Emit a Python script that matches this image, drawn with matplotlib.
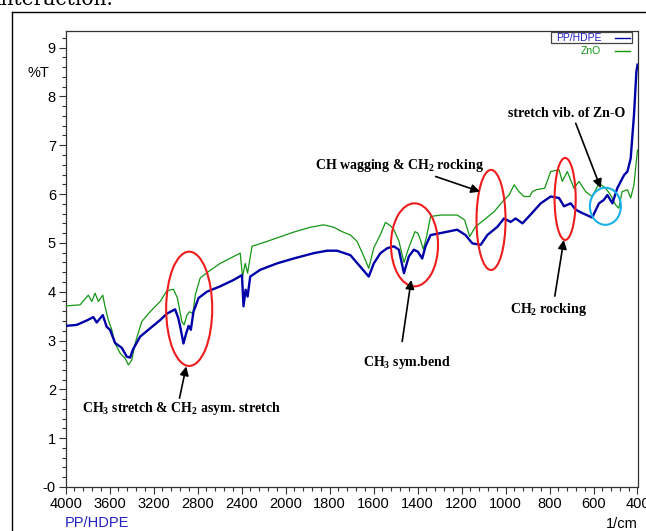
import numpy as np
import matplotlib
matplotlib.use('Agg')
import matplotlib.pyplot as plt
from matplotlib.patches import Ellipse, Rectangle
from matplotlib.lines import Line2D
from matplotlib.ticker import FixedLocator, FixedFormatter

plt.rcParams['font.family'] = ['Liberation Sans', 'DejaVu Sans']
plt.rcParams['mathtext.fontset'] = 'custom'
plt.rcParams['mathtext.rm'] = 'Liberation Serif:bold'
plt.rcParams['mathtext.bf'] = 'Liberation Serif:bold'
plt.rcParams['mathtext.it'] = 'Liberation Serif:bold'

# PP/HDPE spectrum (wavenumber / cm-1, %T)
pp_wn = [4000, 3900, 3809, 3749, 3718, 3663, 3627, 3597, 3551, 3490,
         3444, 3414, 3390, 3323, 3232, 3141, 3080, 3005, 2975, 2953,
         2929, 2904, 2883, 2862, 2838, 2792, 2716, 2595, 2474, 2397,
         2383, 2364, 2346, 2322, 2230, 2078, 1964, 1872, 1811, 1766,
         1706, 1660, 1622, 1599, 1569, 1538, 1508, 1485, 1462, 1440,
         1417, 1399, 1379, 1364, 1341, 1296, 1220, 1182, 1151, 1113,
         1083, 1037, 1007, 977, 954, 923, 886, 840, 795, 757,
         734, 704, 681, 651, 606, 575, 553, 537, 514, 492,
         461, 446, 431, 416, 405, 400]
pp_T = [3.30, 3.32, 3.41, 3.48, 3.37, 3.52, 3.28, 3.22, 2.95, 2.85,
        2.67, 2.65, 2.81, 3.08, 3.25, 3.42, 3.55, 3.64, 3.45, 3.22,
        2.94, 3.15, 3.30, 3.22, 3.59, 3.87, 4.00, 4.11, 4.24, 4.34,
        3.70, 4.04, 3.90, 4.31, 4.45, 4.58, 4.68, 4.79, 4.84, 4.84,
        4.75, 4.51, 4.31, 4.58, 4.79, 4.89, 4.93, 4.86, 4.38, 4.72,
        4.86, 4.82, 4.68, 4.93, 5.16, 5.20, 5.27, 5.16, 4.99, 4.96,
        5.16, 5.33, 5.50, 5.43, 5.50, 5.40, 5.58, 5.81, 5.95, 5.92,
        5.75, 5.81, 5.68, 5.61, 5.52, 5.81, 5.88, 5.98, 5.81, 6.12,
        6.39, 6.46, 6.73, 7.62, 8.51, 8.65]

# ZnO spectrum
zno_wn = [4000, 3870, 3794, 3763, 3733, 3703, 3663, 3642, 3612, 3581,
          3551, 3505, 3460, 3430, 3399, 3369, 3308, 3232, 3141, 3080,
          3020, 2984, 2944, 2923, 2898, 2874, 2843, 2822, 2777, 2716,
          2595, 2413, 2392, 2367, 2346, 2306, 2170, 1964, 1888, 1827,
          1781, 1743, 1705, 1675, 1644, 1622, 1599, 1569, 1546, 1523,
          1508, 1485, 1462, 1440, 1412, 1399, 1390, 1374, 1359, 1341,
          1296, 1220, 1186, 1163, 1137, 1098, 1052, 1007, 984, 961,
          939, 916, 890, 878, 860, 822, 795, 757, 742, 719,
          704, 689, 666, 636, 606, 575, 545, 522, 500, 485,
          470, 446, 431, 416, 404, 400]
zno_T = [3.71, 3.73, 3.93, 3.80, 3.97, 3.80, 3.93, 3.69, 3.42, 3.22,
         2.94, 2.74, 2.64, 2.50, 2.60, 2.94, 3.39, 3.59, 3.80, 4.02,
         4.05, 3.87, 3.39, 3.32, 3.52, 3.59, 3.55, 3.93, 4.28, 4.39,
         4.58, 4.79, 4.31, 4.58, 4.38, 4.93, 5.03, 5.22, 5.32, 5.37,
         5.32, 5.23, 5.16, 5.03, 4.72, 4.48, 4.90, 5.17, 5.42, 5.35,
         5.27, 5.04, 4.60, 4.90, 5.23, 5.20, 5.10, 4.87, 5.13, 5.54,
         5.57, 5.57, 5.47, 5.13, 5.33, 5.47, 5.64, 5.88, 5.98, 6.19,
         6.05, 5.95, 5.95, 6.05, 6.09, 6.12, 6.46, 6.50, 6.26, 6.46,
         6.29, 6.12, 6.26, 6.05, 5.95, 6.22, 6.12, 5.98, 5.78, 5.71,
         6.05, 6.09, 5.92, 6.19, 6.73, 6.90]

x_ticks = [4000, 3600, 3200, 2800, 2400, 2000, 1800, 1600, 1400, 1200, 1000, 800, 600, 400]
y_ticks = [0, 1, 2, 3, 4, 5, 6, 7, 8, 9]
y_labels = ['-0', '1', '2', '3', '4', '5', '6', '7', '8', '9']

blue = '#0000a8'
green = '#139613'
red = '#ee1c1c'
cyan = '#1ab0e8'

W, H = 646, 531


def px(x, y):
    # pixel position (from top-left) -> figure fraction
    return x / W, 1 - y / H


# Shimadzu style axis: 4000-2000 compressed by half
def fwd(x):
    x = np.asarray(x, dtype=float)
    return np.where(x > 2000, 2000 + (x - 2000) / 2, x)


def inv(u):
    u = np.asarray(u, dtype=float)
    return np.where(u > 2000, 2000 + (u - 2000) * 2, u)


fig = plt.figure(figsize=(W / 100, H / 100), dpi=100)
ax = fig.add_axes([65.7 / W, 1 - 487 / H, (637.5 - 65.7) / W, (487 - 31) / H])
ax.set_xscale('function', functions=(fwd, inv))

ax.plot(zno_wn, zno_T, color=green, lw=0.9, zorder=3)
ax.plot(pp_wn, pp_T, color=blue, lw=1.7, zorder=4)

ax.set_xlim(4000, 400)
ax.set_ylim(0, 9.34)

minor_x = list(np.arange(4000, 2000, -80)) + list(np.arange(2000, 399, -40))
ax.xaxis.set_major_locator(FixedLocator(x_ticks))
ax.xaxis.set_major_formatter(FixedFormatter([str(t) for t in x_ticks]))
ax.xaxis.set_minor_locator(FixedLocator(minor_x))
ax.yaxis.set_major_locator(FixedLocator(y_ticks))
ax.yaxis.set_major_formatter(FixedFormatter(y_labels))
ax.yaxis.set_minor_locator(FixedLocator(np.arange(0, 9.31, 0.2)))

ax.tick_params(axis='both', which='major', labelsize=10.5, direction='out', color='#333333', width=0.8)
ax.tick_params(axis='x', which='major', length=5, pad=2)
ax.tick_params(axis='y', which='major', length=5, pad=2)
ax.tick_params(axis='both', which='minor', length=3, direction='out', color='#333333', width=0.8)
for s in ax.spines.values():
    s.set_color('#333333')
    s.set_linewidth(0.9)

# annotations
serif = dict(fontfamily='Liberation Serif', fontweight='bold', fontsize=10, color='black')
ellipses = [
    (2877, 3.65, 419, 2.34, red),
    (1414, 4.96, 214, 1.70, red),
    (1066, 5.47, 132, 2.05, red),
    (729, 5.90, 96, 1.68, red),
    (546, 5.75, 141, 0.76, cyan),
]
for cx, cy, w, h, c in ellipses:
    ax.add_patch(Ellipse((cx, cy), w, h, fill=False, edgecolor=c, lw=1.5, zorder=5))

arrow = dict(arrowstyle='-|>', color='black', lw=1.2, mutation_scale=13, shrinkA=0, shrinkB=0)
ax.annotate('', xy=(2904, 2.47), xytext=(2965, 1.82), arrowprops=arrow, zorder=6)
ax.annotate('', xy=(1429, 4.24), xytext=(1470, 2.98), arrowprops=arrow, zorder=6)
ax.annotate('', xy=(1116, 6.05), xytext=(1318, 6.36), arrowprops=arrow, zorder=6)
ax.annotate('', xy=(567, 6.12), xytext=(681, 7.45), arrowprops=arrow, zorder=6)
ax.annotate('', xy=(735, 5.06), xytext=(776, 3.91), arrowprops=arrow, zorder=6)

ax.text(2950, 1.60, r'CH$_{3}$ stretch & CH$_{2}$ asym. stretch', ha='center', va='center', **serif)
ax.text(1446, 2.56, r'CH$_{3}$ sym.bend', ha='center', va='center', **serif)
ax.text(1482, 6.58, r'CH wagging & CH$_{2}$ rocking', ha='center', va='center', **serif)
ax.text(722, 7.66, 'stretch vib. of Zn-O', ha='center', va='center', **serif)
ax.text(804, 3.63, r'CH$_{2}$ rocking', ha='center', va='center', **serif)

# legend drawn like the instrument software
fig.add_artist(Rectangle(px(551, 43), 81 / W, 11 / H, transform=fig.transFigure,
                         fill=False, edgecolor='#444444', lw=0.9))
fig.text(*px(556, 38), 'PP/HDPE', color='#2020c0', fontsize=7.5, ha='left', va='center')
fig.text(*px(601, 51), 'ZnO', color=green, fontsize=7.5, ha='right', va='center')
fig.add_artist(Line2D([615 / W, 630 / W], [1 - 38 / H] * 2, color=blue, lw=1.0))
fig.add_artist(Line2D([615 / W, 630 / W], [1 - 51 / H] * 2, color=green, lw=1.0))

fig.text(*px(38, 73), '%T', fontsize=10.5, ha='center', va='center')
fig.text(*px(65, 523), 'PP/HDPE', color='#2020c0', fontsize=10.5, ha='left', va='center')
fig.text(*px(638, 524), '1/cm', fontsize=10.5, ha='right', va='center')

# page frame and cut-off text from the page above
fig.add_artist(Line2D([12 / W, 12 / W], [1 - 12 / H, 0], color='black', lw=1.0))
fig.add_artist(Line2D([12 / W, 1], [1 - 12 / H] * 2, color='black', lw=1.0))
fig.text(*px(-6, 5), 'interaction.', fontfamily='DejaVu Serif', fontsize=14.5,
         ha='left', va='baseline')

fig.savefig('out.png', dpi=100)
━━━━
Reproduce the material above from its first line through the line containing "plt.rcParams['mathtext.it'] = 'Liberation", both ends included, and skip every picture.

- Complete response -
Emit a Python script that matches this image, drawn with matplotlib.
import numpy as np
import matplotlib
matplotlib.use('Agg')
import matplotlib.pyplot as plt
from matplotlib.patches import Ellipse, Rectangle
from matplotlib.lines import Line2D
from matplotlib.ticker import FixedLocator, FixedFormatter

plt.rcParams['font.family'] = ['Liberation Sans', 'DejaVu Sans']
plt.rcParams['mathtext.fontset'] = 'custom'
plt.rcParams['mathtext.rm'] = 'Liberation Serif:bold'
plt.rcParams['mathtext.bf'] = 'Liberation Serif:bold'
plt.rcParams['mathtext.it'] = 'Liberation Serif:bold'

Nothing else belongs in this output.